#### [Required task]
Retype only the lines from the one containing "Write a web page that recreates this chart with Apache" through the one containing "var vmax = 17.74;", both included, word for word. Pictures stay out of the copy.

#### [Task data]
===

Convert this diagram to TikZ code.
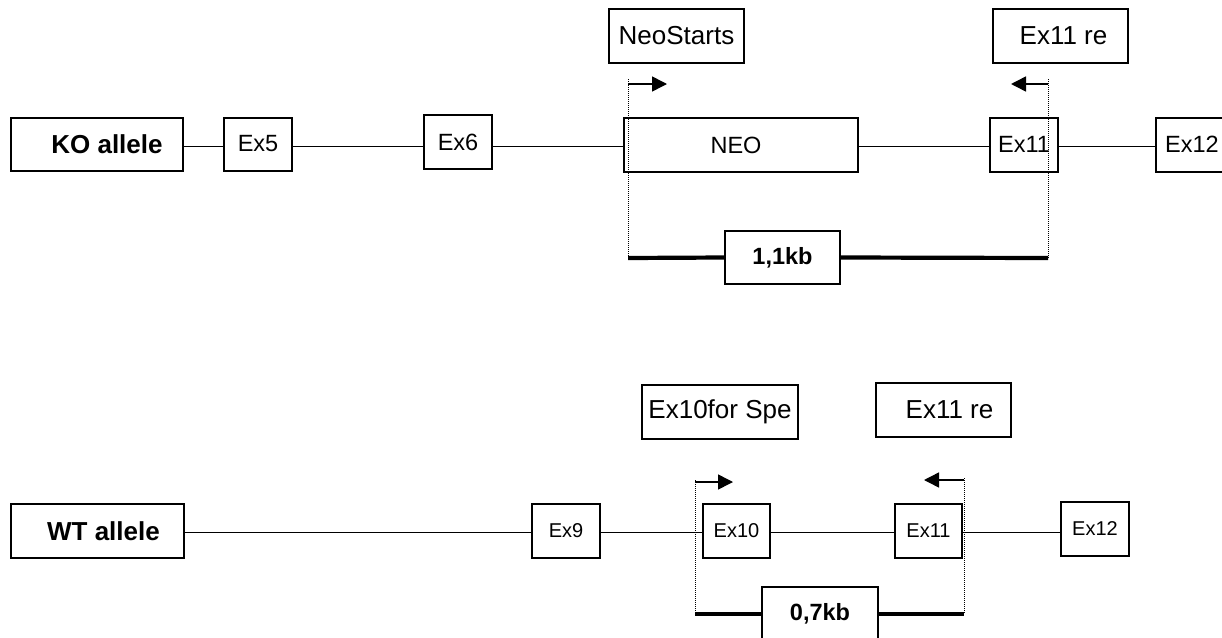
\documentclass[tikz,border=0pt]{standalone}
\usepackage{fontspec}
\setmainfont{Liberation Sans}
\usetikzlibrary{arrows.meta}
\begin{document}
\begin{tikzpicture}[x=1pt,y=-1pt,
  box/.style={draw=black, line width=1.8pt, inner sep=0pt, minimum height=54pt, anchor=center},
  lbl/.style={font=\fontsize{26}{30}\selectfont},
  lblb/.style={font=\fontsize{26}{30}\selectfont\bfseries},
  exk/.style={font=\fontsize{23.5}{28}\selectfont},
  exw/.style={font=\fontsize{20}{24}\selectfont},
  kb/.style={font=\fontsize{23.5}{28}\selectfont\bfseries},
  gline/.style={line width=1.5pt},
  bar/.style={line width=4.2pt},
  dots/.style={densely dotted, line width=1pt},
  primer/.style={line width=1.5pt, -{Triangle[length=15pt,width=15pt]}}
]
\fill[white] (0,0) rectangle (1222,637);
\useasboundingbox (0,0) rectangle (1222,637);

% ---------------- KO allele ----------------
\node[box, lblb, minimum width=172pt, minimum height=53pt] (ko) at (97,144.5) {\hspace*{20pt}KO allele};
\node[box, exk, minimum width=68pt, minimum height=53pt] (ex5) at (258,144.5) {\raisebox{2pt}{Ex5}};
\node[box, exk, minimum width=68pt] (ex6) at (458,142) {Ex6};
\node[box, exk, minimum width=234pt] (neo) at (741,145) {NEO\hspace*{10pt}};
\node[box, exk, minimum width=68pt] (ex11k) at (1024,145) {\raisebox{2pt}{Ex11}};
\node[box, exk, minimum width=72pt] (ex12k) at (1192,145) {\raisebox{2pt}{Ex12}};

\node[box, lbl, minimum width=135pt] (neostart) at (676.5,36) {NeoStarts};
\node[box, lbl, minimum width=135pt] (ex11rek) at (1060.5,36) {\hspace*{6pt}Ex11 re};
\node[box, kb, minimum width=115pt, minimum height=53pt] (kb11) at (782.5,257.5) {1,1kb};

\coordinate (kr) at (0,146.5);
\draw[gline] (ko.east |- kr) -- (ex5.west |- kr);
\draw[gline] (ex5.east |- kr) -- (ex6.west |- kr);
\draw[gline] (ex6.east |- kr) -- (neo.west |- kr);
\draw[gline] (neo.east |- kr) -- (ex11k.west |- kr);
\draw[gline] (ex11k.east |- kr) -- (ex12k.west |- kr);

\coordinate (fkTop) at (628,79);
\coordinate (fkArr) at (628,84);
\coordinate (fkBot) at (628,258);
\coordinate (fkTip) at (667,84);
\coordinate (rkTop) at (1048,79);
\coordinate (rkArr) at (1048,84);
\coordinate (rkBot) at (1048,258);
\coordinate (rkTip) at (1011,84);

\draw[dots] (fkTop) -- (fkBot);
\draw[dots] (rkTop) -- (rkBot);
\draw[primer] (fkArr) -- (fkTip);
\draw[primer] (rkArr) -- (rkTip);
\draw[bar] (fkBot) -- (kb11.west);
\draw[bar] (kb11.east) -- (rkBot);

% ---------------- WT allele ----------------
\node[box, lblb, minimum width=173pt] (wt) at (97.5,531) {\hspace*{12pt}WT allele};
\node[box, exw, minimum width=68pt] (ex9) at (566,531) {\raisebox{-3pt}{Ex9}};
\node[box, exw, minimum width=67pt] (ex10) at (736.5,531) {\raisebox{-3pt}{Ex10}};
\node[box, exw, minimum width=67pt] (ex11w) at (928.5,531) {\raisebox{-3pt}{Ex11}};
\node[box, exw, minimum width=68pt] (ex12w) at (1095,529) {\raisebox{-5pt}{Ex12}};

\node[box, lbl, minimum width=156pt] (ex10for) at (720,412) {Ex10for Spe};
\node[box, lbl, minimum width=135pt] (ex11rew) at (943.5,410) {\hspace*{12pt}Ex11 re};
\node[box, kb, minimum width=116pt] (kb07) at (820,614) {\raisebox{-2pt}{0,7kb}};

\coordinate (wr) at (0,532.5);
\draw[gline] (wt.east |- wr) -- (ex9.west |- wr);
\draw[gline] (ex9.east |- wr) -- (ex10.west |- wr);
\draw[gline] (ex10.east |- wr) -- (ex11w.west |- wr);
\draw[gline] (ex11w.east |- wr) -- (ex12w.west |- wr);

\coordinate (fwTop) at (695,480);
\coordinate (fwArr) at (695,482);
\coordinate (fwBot) at (695,614);
\coordinate (fwTip) at (733,482);
\coordinate (rwTop) at (964,478);
\coordinate (rwArr) at (964,480);
\coordinate (rwBot) at (964,614);
\coordinate (rwTip) at (924,480);

\draw[dots] (fwTop) -- (fwBot);
\draw[dots] (rwTop) -- (rwBot);
\draw[primer] (fwArr) -- (fwTip);
\draw[primer] (rwArr) -- (rwTip);
\draw[bar] (fwBot) -- (kb07.west);
\draw[bar] (kb07.east) -- (rwBot);
\end{tikzpicture}
\end{document}
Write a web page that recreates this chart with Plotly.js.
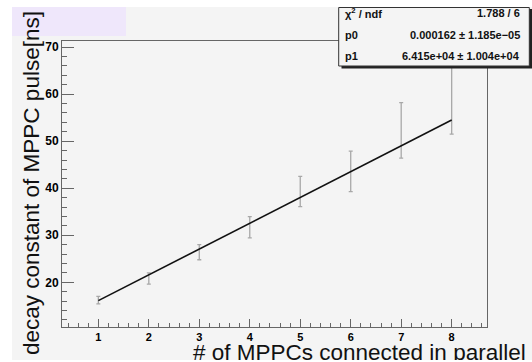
<!DOCTYPE html>
<html>
<head>
<meta charset="utf-8">
<script src="https://cdn.plot.ly/plotly-3.0.1.min.js"></script>
<style>
html,body{margin:0;padding:0;background:#ffffff;width:532px;height:362px;overflow:hidden;}
#chart{position:absolute;left:12px;top:7px;width:520px;height:353px;}
</style>
</head>
<body>
<div id="chart"></div>
<script>
// Data
const nMPPC = [1, 2, 3, 4, 5, 6, 7, 8];
const decayNs = [16.2, 20.8, 26.4, 31.7, 39.3, 43.6, 52.3, 64.0];
const decayErr = [0.8, 1.2, 1.6, 2.25, 3.2, 4.3, 5.9, 12.5];
const fitX = [1, 8];
const fitY = [16.1, 54.5];
const statLabels = ['χ<sup>2</sup> / ndf', 'p0', 'p1'];
const statValues = ['1.788 / 6', '0.000162 ± 1.185e−05', '6.415e+04 ± 1.004e+04'];
const xTitle = '# of MPPCs connected in parallel';
const yTitle = 'decay constant of MPPC pulse[ns]';

const W = 520, H = 353;
const M = {l: 50, r: 45, t: 34, b: 33};
const PW = W - M.l - M.r, PH = H - M.t - M.b;
// pixel (div coords) -> paper coords helpers
const px = x => (x - M.l) / PW;
const py = y => 1 - (y - M.t) / PH;

const traces = [
  {
    x: nMPPC, y: decayNs, type: 'scatter', mode: 'markers',
    marker: {size: 1, color: 'rgba(0,0,0,0)'},
    error_y: {type: 'data', array: decayErr, visible: true, color: '#a8a8a8', thickness: 1.3, width: 2},
    hoverinfo: 'skip', showlegend: false
  },
  {
    x: fitX, y: fitY, type: 'scatter', mode: 'lines',
    line: {color: '#111111', width: 1.6},
    hoverinfo: 'skip', showlegend: false
  }
];

const font = 'Liberation Sans, Arial, Helvetica, sans-serif';
const statFont = {family: font, size: 11, color: '#111111', weight: 'bold'};

const annotations = [
  {text: yTitle, xref: 'paper', yref: 'paper', x: px(19), y: py(176), xanchor: 'center', yanchor: 'middle',
   textangle: -90, showarrow: false, font: {family: font, size: 22.5, color: '#111111'}},
  {text: xTitle, xref: 'paper', yref: 'paper', x: px(516), y: py(345), xanchor: 'right', yanchor: 'middle',
   showarrow: false, font: {family: font, size: 22.5, color: '#111111'}}
];
const rowY = [6.5, 28, 49];
for (let i = 0; i < statLabels.length; i++) {
  annotations.push({text: statLabels[i], xref: 'paper', yref: 'paper', x: px(331), y: py(rowY[i]),
    xanchor: 'left', yanchor: 'middle', showarrow: false, font: statFont});
  annotations.push({text: statValues[i], xref: 'paper', yref: 'paper', x: px(510), y: py(rowY[i]),
    xanchor: 'right', yanchor: 'middle', showarrow: false, font: statFont});
}

const shapes = [
  {type: 'rect', xref: 'paper', yref: 'paper', x0: px(0), x1: px(114), y0: py(29), y1: py(0),
   fillcolor: '#efe7fb', line: {width: 0}, layer: 'below'},
  {type: 'rect', xref: 'paper', yref: 'paper', x0: px(329.5), x1: px(520), y0: py(61.5), y1: py(2),
   fillcolor: '#222222', line: {width: 0}, layer: 'above'},
  {type: 'rect', xref: 'paper', yref: 'paper', x0: px(326.7), x1: px(517.3), y0: py(59), y1: py(0.5),
   fillcolor: '#f4f4f4', line: {width: 1, color: '#333333'}, layer: 'above'}
];

const layout = {
  width: W, height: H,
  margin: M,
  paper_bgcolor: '#f4f4f4', plot_bgcolor: '#f4f4f4',
  showlegend: false,
  xaxis: {
    range: [0.28, 8.7], tickmode: 'linear', tick0: 1, dtick: 1,
    ticks: 'inside', ticklen: 8, tickcolor: '#666666', tickwidth: 1,
    minor: {dtick: 0.2, tick0: 0, ticks: 'inside', ticklen: 4, tickcolor: '#666666', tickwidth: 1, showgrid: false},
    showline: true, linecolor: '#666666', linewidth: 1, mirror: true,
    showgrid: false, zeroline: false,
    tickfont: {family: font, size: 11, color: '#000000', weight: 'bold'}
  },
  yaxis: {
    range: [10.5, 71.3], tickmode: 'linear', tick0: 0, dtick: 10,
    ticks: 'inside', ticklen: 12, tickcolor: '#666666', tickwidth: 1,
    minor: {dtick: 2, tick0: 0, ticks: 'inside', ticklen: 5, tickcolor: '#666666', tickwidth: 1, showgrid: false},
    showline: true, linecolor: '#666666', linewidth: 1, mirror: true,
    showgrid: false, zeroline: false,
    tickfont: {family: font, size: 12, color: '#000000', weight: 'bold'}
  },
  annotations: annotations,
  shapes: shapes
};

Plotly.newPlot('chart', traces, layout, {displayModeBar: false, staticPlot: true});
</script>
</body>
</html>
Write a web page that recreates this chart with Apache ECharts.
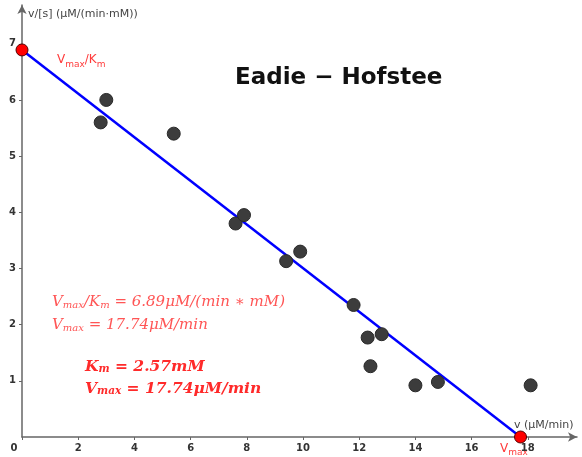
<!DOCTYPE html>
<html>
<head>
<meta charset="utf-8">
<script src="https://cdn.jsdelivr.net/npm/echarts@6/dist/echarts.min.js"></script>
<style>
  html, body { margin: 0; padding: 0; background: #fff; }
  #main { width: 582px; height: 457px; }
</style>
</head>
<body>
<div id="main"></div>
<script>
// measured points: x = v, y = v/[s]
var vValues = [2.8, 3.0, 5.4, 7.6, 7.9, 9.4, 9.9, 11.8, 12.3, 12.4, 12.8, 14.0, 14.8, 18.1];
var vOverS = [5.6, 6.0, 5.4, 3.8, 3.95, 3.13, 3.3, 2.35, 1.77, 1.26, 1.83, 0.92, 0.98, 0.92];

// fitted intercepts
var vmaxOverKm = 6.89;
var vmax = 17.74;

var xTicks = [0, 2, 4, 6, 8, 10, 12, 14, 16, 18];
var yTicks = [1, 2, 3, 4, 5, 6, 7];

var chart = echarts.init(document.getElementById('main'));

var points = vValues.map(function (v, i) { return [v, vOverS[i]]; });
var fitLine = [[0, vmaxOverKm], [vmax, 0]];

var red = '#ff3b3b';
var mathFont = '"DejaVu Serif", "Liberation Serif", serif';

var option = {
  backgroundColor: '#fff',
  animation: false,
  grid: { left: 22, right: 5, top: 5, bottom: 20 },
  xAxis: {
    type: 'value',
    min: 0,
    max: 19.75,
    interval: 2,
    axisLine: { lineStyle: { color: '#666', width: 1.5 }, symbol: ['none', 'arrow'], symbolSize: [7, 9] },
    axisTick: { show: true, length: 3, lineStyle: { color: '#666' } },
    splitLine: { show: false },
    axisLabel: {
      showMaxLabel: false,
      color: '#333',
      fontSize: 10,
      fontWeight: 'bold',
      fontFamily: '"DejaVu Sans", sans-serif',
      margin: 6,
      formatter: function (val) {
        if (xTicks.indexOf(val) < 0) return '';
        return val === 0 ? '{o|0}' : String(val);
      },
      rich: { o: { padding: [0, 16, 0, 0], fontSize: 10, fontWeight: 'bold', color: '#333' } }
    }
  },
  yAxis: {
    type: 'value',
    min: 0,
    max: 7.69,
    interval: 1,
    axisLine: { lineStyle: { color: '#666', width: 1.5 }, symbol: ['none', 'arrow'], symbolSize: [7, 9] },
    axisTick: { show: true, length: 3, lineStyle: { color: '#666' } },
    splitLine: { show: false },
    axisLabel: {
      showMinLabel: false,
      showMaxLabel: false,
      color: '#333',
      fontSize: 10,
      fontWeight: 'bold',
      fontFamily: '"DejaVu Sans", sans-serif',
      margin: 6,
      formatter: function (val) {
        return yTicks.indexOf(val) < 0 ? '' : String(val);
      }
    }
  },
  series: [
    {
      type: 'line',
      data: fitLine,
      symbol: 'none',
      lineStyle: { color: '#0000ff', width: 2.5 },
      z: 2
    },
    {
      type: 'scatter',
      data: points,
      symbolSize: 13,
      itemStyle: { color: '#3c3c3c', borderColor: '#2a2a2a', borderWidth: 1, opacity: 1 },
      z: 3
    },
    {
      type: 'scatter',
      data: [[0, vmaxOverKm], [vmax, 0]],
      symbolSize: 12,
      itemStyle: { color: '#ff0000', borderColor: '#550000', borderWidth: 1, opacity: 1 },
      z: 4
    }
  ],
  graphic: [
    {
      type: 'text', left: 28, top: 9,
      style: { text: 'v/[s] (μM/(min·mM))', fill: '#444', fontSize: 11, fontFamily: '"DejaVu Sans", sans-serif' }
    },
    {
      type: 'text', left: 514, top: 420,
      style: { text: 'v (μM/min)', fill: '#444', fontSize: 11, fontFamily: '"DejaVu Sans", sans-serif' }
    },
    {
      type: 'text', left: 235, top: 67,
      style: { text: 'Eadie − Hofstee', fill: '#111', fontSize: 23, fontWeight: 'bold', fontFamily: '"DejaVu Sans", sans-serif' }
    },
    {
      type: 'text', left: 57, top: 53,
      style: {
        text: '{a|V}{s|max}{a|/K}{s|m}',
        rich: {
          a: { fill: red, fontSize: 12, fontFamily: '"DejaVu Sans", sans-serif', verticalAlign: 'top', lineHeight: 14 },
          s: { fill: red, fontSize: 9, fontFamily: '"DejaVu Sans", sans-serif', padding: [7, 0, 0, 0], lineHeight: 14 }
        }
      }
    },
    {
      type: 'text', left: 500, top: 441,
      style: {
        text: '{a|V}{s|max}',
        rich: {
          a: { fill: red, fontSize: 12, fontFamily: '"DejaVu Sans", sans-serif', lineHeight: 14 },
          s: { fill: red, fontSize: 9, fontFamily: '"DejaVu Sans", sans-serif', padding: [7, 0, 0, 0], lineHeight: 14 }
        }
      }
    },
    {
      type: 'text', left: 52, top: 294,
      style: {
        text: '{a|V}{s|max}{a|/K}{s|m}{a| = 6.89μM/(min ∗ mM)}\n{a|V}{s|max}{a| = 17.74μM/min}',
        rich: {
          a: { fill: '#ff5555', fontSize: 15, fontStyle: 'italic', fontFamily: mathFont, lineHeight: 23 },
          s: { fill: '#ff5555', fontSize: 10, fontStyle: 'italic', fontFamily: mathFont, padding: [6, 0, 0, 0], lineHeight: 23 }
        }
      }
    },
    {
      type: 'text', left: 85, top: 358,
      style: {
        text: '{a|K}{s|m}{a| = 2.57mM}\n{a|V}{s|max}{a| = 17.74μM/min}',
        rich: {
          a: { fill: '#ff2a2a', fontSize: 15.5, fontStyle: 'italic', fontWeight: 'bold', fontFamily: mathFont, lineHeight: 22 },
          s: { fill: '#ff2a2a', fontSize: 10.5, fontStyle: 'italic', fontWeight: 'bold', fontFamily: mathFont, padding: [6, 0, 0, 0], lineHeight: 22 }
        }
      }
    }
  ]
};

chart.setOption(option);
</script>
</body>
</html>
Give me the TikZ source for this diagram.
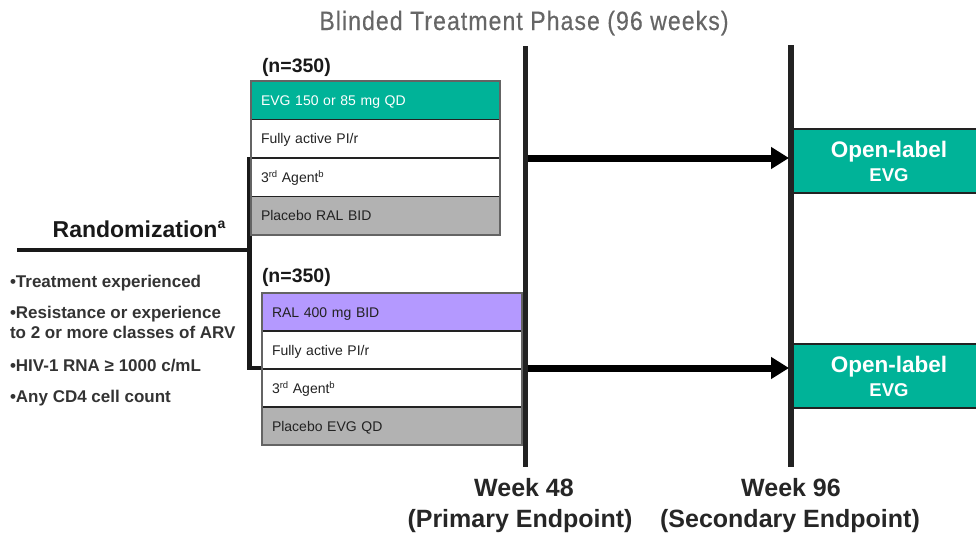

===

#### [Result of this exercise]
Write a web page that recreates this chart with Apache ECharts.
<!DOCTYPE html>
<html>
<head>
<meta charset="utf-8">
<script src="https://cdn.jsdelivr.net/npm/echarts@6/dist/echarts.min.js"></script>
<style>
  html, body { margin: 0; padding: 0; background: #fff; }
  #main { width: 582px; height: 457px; }
</style>
</head>
<body>
<div id="main"></div>
<script>
// measured points: x = v, y = v/[s]
var vValues = [2.8, 3.0, 5.4, 7.6, 7.9, 9.4, 9.9, 11.8, 12.3, 12.4, 12.8, 14.0, 14.8, 18.1];
var vOverS = [5.6, 6.0, 5.4, 3.8, 3.95, 3.13, 3.3, 2.35, 1.77, 1.26, 1.83, 0.92, 0.98, 0.92];

// fitted intercepts
var vmaxOverKm = 6.89;
var vmax = 17.74;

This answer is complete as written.